• [EXTRACTED INFORMATION]:
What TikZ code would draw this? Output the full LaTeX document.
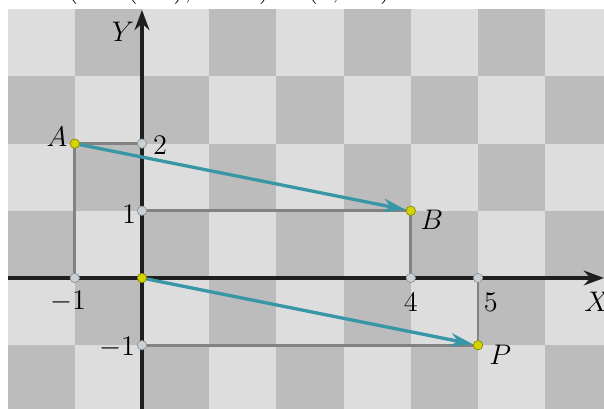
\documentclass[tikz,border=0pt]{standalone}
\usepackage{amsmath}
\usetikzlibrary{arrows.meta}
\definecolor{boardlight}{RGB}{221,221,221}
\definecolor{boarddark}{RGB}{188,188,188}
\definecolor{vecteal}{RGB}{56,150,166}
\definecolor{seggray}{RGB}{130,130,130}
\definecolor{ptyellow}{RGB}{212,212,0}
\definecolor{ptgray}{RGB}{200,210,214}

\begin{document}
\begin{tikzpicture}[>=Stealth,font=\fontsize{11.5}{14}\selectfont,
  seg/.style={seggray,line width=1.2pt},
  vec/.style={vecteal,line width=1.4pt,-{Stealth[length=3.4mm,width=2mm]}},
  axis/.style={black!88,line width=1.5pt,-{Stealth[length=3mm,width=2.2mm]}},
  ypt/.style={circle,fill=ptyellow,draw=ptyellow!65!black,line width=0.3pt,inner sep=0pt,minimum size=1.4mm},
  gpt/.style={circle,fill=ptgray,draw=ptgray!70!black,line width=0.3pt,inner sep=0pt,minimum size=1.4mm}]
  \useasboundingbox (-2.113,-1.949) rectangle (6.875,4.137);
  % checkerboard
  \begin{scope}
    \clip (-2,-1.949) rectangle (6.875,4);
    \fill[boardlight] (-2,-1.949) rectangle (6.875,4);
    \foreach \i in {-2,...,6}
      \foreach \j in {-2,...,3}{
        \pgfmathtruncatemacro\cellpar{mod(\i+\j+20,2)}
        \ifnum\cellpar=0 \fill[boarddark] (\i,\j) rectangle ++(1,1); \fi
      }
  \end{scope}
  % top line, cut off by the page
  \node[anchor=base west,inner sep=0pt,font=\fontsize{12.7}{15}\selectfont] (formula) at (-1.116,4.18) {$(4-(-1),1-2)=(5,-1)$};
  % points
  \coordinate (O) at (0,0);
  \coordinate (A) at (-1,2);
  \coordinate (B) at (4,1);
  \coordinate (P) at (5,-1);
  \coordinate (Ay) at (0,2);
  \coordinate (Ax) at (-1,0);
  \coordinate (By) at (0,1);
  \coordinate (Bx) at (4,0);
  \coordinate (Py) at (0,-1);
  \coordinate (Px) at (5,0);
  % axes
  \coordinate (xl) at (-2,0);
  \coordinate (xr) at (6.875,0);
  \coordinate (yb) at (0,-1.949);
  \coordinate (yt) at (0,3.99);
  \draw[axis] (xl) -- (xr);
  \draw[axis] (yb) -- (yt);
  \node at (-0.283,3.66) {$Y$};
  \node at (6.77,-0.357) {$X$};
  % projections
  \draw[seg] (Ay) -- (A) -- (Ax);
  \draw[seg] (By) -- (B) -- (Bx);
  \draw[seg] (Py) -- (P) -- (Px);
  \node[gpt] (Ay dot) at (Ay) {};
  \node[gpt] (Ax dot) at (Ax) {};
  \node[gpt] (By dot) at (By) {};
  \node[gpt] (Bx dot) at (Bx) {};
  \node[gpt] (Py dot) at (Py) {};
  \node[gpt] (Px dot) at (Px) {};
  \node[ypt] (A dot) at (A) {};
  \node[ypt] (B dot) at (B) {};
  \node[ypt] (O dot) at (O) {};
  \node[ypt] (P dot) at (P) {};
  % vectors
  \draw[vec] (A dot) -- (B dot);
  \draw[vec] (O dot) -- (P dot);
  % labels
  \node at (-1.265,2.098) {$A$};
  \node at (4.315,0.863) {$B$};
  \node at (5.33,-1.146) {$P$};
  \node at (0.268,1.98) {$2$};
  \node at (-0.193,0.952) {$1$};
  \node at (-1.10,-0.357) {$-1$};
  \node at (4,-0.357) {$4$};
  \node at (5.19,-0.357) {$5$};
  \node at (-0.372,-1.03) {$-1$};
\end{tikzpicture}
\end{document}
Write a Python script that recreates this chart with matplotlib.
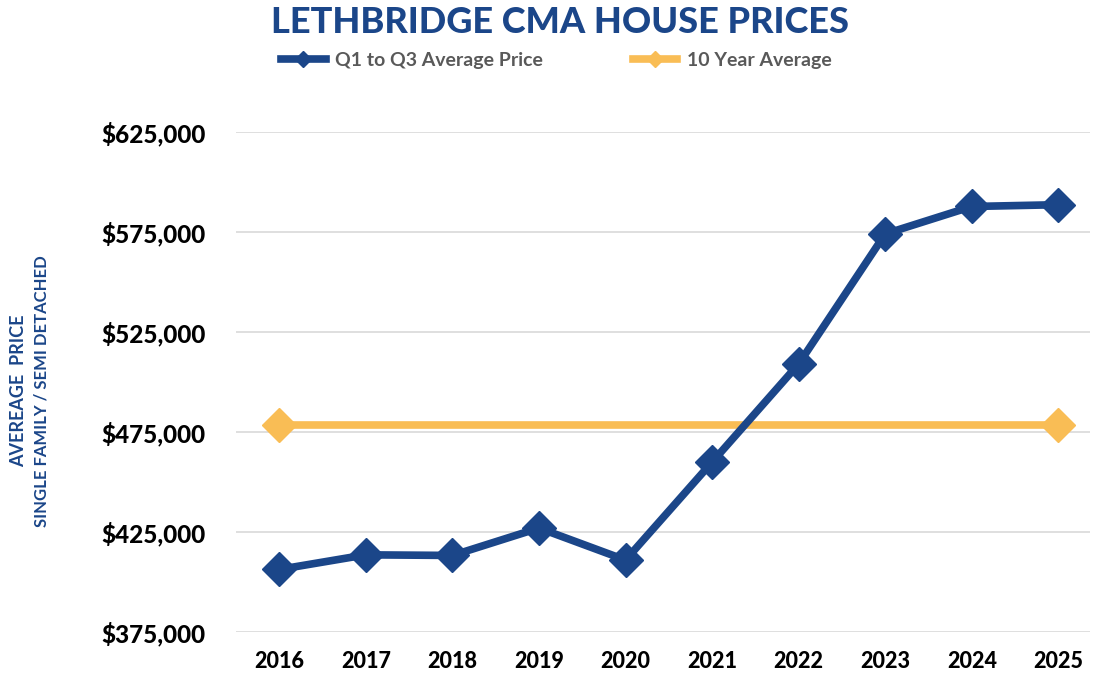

• [TO DO]:
Go back to the records above and write them out exactly, without the pictures.

• [REPLY]:
What TikZ code would draw this? Output the full LaTeX document.
\documentclass[tikz,border=0pt]{standalone}
\usepackage{amsmath}
\usetikzlibrary{arrows.meta}
\definecolor{boardlight}{RGB}{221,221,221}
\definecolor{boarddark}{RGB}{188,188,188}
\definecolor{vecteal}{RGB}{56,150,166}
\definecolor{seggray}{RGB}{130,130,130}
\definecolor{ptyellow}{RGB}{212,212,0}
\definecolor{ptgray}{RGB}{200,210,214}

\begin{document}
\begin{tikzpicture}[>=Stealth,font=\fontsize{11.5}{14}\selectfont,
  seg/.style={seggray,line width=1.2pt},
  vec/.style={vecteal,line width=1.4pt,-{Stealth[length=3.4mm,width=2mm]}},
  axis/.style={black!88,line width=1.5pt,-{Stealth[length=3mm,width=2.2mm]}},
  ypt/.style={circle,fill=ptyellow,draw=ptyellow!65!black,line width=0.3pt,inner sep=0pt,minimum size=1.4mm},
  gpt/.style={circle,fill=ptgray,draw=ptgray!70!black,line width=0.3pt,inner sep=0pt,minimum size=1.4mm}]
  \useasboundingbox (-2.113,-1.949) rectangle (6.875,4.137);
  % checkerboard
  \begin{scope}
    \clip (-2,-1.949) rectangle (6.875,4);
    \fill[boardlight] (-2,-1.949) rectangle (6.875,4);
    \foreach \i in {-2,...,6}
      \foreach \j in {-2,...,3}{
        \pgfmathtruncatemacro\cellpar{mod(\i+\j+20,2)}
        \ifnum\cellpar=0 \fill[boarddark] (\i,\j) rectangle ++(1,1); \fi
      }
  \end{scope}
  % top line, cut off by the page
  \node[anchor=base west,inner sep=0pt,font=\fontsize{12.7}{15}\selectfont] (formula) at (-1.116,4.18) {$(4-(-1),1-2)=(5,-1)$};
  % points
  \coordinate (O) at (0,0);
  \coordinate (A) at (-1,2);
  \coordinate (B) at (4,1);
  \coordinate (P) at (5,-1);
  \coordinate (Ay) at (0,2);
  \coordinate (Ax) at (-1,0);
  \coordinate (By) at (0,1);
  \coordinate (Bx) at (4,0);
  \coordinate (Py) at (0,-1);
  \coordinate (Px) at (5,0);
  % axes
  \coordinate (xl) at (-2,0);
  \coordinate (xr) at (6.875,0);
  \coordinate (yb) at (0,-1.949);
  \coordinate (yt) at (0,3.99);
  \draw[axis] (xl) -- (xr);
  \draw[axis] (yb) -- (yt);
  \node at (-0.283,3.66) {$Y$};
  \node at (6.77,-0.357) {$X$};
  % projections
  \draw[seg] (Ay) -- (A) -- (Ax);
  \draw[seg] (By) -- (B) -- (Bx);
  \draw[seg] (Py) -- (P) -- (Px);
  \node[gpt] (Ay dot) at (Ay) {};
  \node[gpt] (Ax dot) at (Ax) {};
  \node[gpt] (By dot) at (By) {};
  \node[gpt] (Bx dot) at (Bx) {};
  \node[gpt] (Py dot) at (Py) {};
  \node[gpt] (Px dot) at (Px) {};
  \node[ypt] (A dot) at (A) {};
  \node[ypt] (B dot) at (B) {};
  \node[ypt] (O dot) at (O) {};
  \node[ypt] (P dot) at (P) {};
  % vectors
  \draw[vec] (A dot) -- (B dot);
  \draw[vec] (O dot) -- (P dot);
  % labels
  \node at (-1.265,2.098) {$A$};
  \node at (4.315,0.863) {$B$};
  \node at (5.33,-1.146) {$P$};
  \node at (0.268,1.98) {$2$};
  \node at (-0.193,0.952) {$1$};
  \node at (-1.10,-0.357) {$-1$};
  \node at (4,-0.357) {$4$};
  \node at (5.19,-0.357) {$5$};
  \node at (-0.372,-1.03) {$-1$};
\end{tikzpicture}
\end{document}
Write a Python script that recreates this chart with matplotlib.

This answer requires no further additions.